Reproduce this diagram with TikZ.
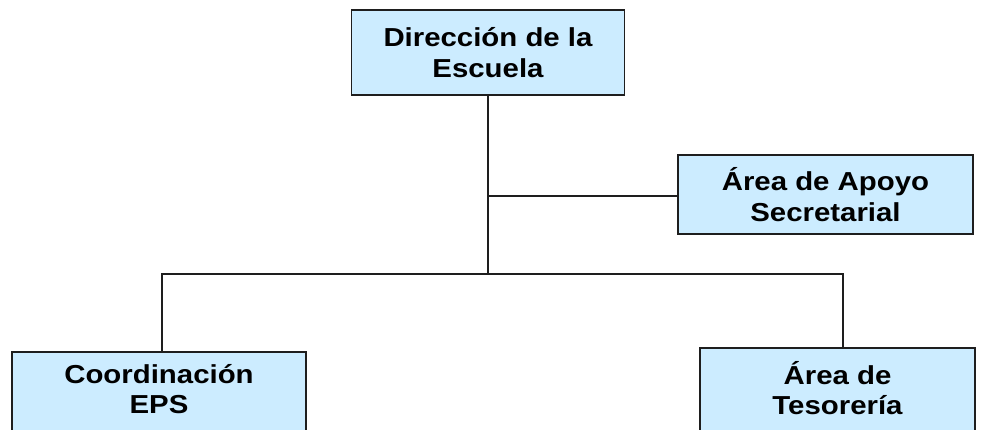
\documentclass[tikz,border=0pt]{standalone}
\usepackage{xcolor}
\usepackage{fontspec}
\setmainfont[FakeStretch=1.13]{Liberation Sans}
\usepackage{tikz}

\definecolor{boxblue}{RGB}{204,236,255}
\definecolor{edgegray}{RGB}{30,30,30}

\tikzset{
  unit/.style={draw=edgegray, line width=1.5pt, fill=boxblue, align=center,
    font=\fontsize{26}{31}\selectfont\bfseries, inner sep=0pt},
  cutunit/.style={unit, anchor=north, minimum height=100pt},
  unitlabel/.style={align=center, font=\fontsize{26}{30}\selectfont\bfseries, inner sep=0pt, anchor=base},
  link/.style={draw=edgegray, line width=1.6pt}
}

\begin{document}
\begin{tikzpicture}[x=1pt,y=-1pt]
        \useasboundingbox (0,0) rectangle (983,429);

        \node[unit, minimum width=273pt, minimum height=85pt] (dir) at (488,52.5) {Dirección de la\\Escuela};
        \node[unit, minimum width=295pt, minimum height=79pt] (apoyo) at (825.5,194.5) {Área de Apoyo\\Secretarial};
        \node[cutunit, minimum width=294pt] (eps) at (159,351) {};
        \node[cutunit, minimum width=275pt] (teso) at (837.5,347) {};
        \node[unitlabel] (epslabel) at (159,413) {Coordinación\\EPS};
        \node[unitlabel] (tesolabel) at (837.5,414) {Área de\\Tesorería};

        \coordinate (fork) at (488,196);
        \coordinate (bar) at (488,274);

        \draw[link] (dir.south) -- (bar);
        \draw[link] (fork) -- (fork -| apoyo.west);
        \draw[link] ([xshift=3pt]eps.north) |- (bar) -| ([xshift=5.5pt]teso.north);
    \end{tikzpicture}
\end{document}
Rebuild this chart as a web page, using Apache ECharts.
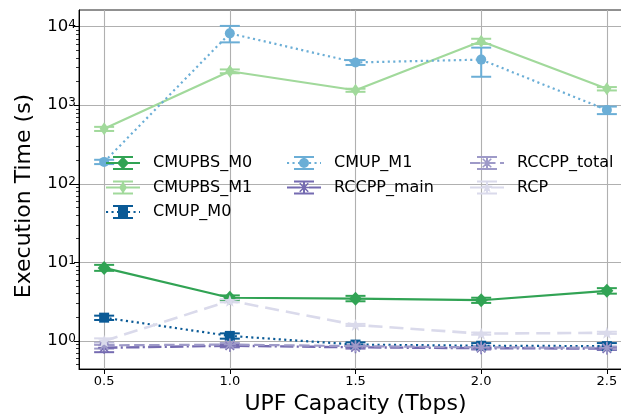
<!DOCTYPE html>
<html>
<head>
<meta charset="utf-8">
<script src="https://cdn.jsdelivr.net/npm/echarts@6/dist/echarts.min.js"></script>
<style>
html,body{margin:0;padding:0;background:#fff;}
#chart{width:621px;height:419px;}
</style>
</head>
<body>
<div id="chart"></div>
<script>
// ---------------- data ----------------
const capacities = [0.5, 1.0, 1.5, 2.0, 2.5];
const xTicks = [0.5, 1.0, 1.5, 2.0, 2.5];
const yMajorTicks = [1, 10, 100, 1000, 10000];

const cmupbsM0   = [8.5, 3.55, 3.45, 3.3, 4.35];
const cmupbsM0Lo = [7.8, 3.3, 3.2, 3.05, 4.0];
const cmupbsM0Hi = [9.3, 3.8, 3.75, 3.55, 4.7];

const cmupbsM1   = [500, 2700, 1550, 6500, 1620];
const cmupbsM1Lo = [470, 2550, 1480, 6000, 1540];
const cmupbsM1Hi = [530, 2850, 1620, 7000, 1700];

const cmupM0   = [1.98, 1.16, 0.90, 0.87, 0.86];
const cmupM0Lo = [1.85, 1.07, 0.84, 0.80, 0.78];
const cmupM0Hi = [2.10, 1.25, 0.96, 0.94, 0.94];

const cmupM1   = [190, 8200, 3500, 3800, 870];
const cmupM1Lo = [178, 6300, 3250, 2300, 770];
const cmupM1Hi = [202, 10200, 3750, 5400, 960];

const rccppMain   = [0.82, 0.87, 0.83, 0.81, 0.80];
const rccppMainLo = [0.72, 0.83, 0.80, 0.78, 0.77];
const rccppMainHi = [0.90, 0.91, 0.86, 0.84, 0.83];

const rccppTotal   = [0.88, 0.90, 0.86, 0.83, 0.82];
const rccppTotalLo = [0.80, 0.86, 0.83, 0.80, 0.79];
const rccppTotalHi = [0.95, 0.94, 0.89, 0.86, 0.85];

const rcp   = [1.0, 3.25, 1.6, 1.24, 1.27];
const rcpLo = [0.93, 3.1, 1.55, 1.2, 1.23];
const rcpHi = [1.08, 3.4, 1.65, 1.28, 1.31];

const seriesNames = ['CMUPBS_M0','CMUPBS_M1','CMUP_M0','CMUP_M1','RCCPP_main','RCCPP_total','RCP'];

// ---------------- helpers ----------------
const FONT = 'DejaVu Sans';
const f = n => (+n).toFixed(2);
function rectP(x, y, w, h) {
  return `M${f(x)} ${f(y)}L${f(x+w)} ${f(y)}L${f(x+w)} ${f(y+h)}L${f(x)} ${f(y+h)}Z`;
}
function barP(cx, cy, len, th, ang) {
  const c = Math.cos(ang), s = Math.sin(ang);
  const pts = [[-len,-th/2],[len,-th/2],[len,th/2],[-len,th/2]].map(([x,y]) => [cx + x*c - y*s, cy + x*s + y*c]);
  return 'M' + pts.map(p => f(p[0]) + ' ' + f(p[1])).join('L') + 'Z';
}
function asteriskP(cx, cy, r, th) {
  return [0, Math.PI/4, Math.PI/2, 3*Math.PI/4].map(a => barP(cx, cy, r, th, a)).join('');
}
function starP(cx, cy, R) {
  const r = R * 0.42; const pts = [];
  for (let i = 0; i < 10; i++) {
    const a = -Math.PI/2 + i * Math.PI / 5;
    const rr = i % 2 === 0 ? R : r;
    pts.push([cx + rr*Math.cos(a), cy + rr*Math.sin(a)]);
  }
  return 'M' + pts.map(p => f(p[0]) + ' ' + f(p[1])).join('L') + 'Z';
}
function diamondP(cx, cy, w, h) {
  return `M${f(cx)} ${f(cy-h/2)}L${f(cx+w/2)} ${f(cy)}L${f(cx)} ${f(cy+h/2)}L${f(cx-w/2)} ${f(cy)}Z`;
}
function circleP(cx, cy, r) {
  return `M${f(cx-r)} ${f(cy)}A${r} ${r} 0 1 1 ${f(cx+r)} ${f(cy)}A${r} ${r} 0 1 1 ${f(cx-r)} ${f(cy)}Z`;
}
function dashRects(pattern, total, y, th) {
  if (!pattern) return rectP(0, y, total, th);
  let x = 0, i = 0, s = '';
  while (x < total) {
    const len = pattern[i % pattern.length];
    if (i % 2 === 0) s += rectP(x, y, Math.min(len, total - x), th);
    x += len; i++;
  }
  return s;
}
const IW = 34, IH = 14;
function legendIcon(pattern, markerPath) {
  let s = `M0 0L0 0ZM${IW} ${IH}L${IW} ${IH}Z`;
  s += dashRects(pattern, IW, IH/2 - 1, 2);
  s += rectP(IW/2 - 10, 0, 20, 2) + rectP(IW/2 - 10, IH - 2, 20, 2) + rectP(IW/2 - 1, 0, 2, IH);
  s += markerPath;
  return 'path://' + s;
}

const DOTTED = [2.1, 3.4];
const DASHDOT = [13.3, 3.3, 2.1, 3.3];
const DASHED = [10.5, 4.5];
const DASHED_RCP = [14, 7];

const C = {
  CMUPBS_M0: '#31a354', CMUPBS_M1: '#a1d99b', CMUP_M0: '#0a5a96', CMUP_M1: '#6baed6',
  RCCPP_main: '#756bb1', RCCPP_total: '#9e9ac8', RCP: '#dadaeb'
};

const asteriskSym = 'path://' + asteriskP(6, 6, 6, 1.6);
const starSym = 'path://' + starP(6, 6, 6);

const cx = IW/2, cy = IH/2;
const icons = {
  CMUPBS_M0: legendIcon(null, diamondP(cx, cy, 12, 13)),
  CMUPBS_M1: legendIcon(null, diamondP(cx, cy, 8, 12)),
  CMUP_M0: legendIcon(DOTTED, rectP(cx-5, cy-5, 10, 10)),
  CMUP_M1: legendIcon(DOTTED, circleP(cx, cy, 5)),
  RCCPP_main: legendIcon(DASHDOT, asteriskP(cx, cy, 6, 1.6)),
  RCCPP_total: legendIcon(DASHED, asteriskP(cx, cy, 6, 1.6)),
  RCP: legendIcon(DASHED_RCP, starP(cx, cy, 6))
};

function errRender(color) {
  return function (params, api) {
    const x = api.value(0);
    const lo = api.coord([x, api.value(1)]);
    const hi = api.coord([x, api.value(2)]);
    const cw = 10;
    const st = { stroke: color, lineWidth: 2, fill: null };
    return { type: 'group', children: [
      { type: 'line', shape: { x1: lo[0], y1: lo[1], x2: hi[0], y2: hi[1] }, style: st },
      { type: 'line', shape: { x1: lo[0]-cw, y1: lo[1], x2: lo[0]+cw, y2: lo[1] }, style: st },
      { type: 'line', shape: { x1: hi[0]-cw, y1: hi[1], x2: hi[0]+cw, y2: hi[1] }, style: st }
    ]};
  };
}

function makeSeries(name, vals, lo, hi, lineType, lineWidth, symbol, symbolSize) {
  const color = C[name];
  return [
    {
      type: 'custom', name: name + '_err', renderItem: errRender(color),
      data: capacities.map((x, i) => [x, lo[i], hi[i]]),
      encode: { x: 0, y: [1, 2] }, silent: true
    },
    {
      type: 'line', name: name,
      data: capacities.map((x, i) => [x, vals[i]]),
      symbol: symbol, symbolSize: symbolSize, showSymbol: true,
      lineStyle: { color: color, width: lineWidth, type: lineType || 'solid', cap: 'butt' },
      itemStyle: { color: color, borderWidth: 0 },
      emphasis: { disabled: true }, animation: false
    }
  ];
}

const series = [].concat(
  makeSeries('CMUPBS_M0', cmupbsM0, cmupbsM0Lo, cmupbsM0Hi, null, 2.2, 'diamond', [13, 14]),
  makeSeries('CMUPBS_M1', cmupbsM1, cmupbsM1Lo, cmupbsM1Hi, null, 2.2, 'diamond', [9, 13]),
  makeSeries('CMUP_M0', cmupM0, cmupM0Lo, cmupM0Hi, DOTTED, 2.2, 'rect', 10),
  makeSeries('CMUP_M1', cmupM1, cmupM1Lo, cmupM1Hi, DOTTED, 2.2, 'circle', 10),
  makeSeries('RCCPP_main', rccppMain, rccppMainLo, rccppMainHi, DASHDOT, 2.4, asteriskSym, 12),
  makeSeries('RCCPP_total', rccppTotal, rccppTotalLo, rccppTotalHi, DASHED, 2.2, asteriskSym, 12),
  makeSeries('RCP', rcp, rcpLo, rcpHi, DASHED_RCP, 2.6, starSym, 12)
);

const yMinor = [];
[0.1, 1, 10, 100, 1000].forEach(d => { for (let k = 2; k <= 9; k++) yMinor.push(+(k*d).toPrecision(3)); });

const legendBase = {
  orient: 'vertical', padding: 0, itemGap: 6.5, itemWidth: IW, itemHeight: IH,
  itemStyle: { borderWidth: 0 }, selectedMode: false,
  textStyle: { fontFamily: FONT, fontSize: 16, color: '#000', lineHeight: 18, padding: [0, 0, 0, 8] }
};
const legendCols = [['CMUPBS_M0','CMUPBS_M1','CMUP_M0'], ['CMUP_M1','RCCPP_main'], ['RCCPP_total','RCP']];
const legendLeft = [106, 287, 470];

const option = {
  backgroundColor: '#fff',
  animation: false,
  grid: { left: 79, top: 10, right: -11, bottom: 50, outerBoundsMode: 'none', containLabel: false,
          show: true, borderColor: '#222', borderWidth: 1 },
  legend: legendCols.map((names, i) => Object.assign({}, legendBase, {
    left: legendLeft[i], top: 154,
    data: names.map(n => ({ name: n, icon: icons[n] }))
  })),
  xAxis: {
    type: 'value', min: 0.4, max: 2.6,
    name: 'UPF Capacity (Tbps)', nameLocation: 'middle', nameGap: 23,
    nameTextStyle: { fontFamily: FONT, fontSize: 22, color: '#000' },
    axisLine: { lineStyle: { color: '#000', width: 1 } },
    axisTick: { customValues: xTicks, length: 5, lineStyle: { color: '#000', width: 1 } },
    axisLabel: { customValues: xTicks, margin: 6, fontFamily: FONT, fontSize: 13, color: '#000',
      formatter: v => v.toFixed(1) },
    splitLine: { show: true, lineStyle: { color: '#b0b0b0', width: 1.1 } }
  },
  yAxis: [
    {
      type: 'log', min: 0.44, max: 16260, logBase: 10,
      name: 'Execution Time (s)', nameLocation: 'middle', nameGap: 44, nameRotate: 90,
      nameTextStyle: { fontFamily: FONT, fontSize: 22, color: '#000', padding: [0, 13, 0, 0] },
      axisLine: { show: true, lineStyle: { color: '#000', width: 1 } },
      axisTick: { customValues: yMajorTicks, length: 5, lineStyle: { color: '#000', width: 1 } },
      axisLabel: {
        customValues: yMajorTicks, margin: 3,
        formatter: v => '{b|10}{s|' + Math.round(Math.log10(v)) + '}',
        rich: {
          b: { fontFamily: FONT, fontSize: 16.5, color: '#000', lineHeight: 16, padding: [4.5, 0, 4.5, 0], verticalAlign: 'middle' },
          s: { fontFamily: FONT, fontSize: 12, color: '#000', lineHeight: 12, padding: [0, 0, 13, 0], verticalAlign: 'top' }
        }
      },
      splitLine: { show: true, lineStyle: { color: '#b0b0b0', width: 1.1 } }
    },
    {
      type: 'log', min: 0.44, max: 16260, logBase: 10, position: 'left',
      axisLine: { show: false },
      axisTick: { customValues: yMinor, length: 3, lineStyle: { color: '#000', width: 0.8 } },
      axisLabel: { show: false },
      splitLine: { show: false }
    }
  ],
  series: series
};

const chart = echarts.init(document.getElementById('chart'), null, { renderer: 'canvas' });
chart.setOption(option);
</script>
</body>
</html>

____

[Problem description]: Look above for the line with "Rebuild this chart"; quote it and every line after it, stopping after the line with "const cmupbsM0Hi = [9.3, 3.8, 3.75, 3.55, 4.7];", exactly, with nothing added and without pictures.

[Answer to this task]:
Rebuild this chart as a web page, using Apache ECharts.
<!DOCTYPE html>
<html>
<head>
<meta charset="utf-8">
<script src="https://cdn.jsdelivr.net/npm/echarts@6/dist/echarts.min.js"></script>
<style>
html,body{margin:0;padding:0;background:#fff;}
#chart{width:621px;height:419px;}
</style>
</head>
<body>
<div id="chart"></div>
<script>
// ---------------- data ----------------
const capacities = [0.5, 1.0, 1.5, 2.0, 2.5];
const xTicks = [0.5, 1.0, 1.5, 2.0, 2.5];
const yMajorTicks = [1, 10, 100, 1000, 10000];

const cmupbsM0   = [8.5, 3.55, 3.45, 3.3, 4.35];
const cmupbsM0Lo = [7.8, 3.3, 3.2, 3.05, 4.0];
const cmupbsM0Hi = [9.3, 3.8, 3.75, 3.55, 4.7];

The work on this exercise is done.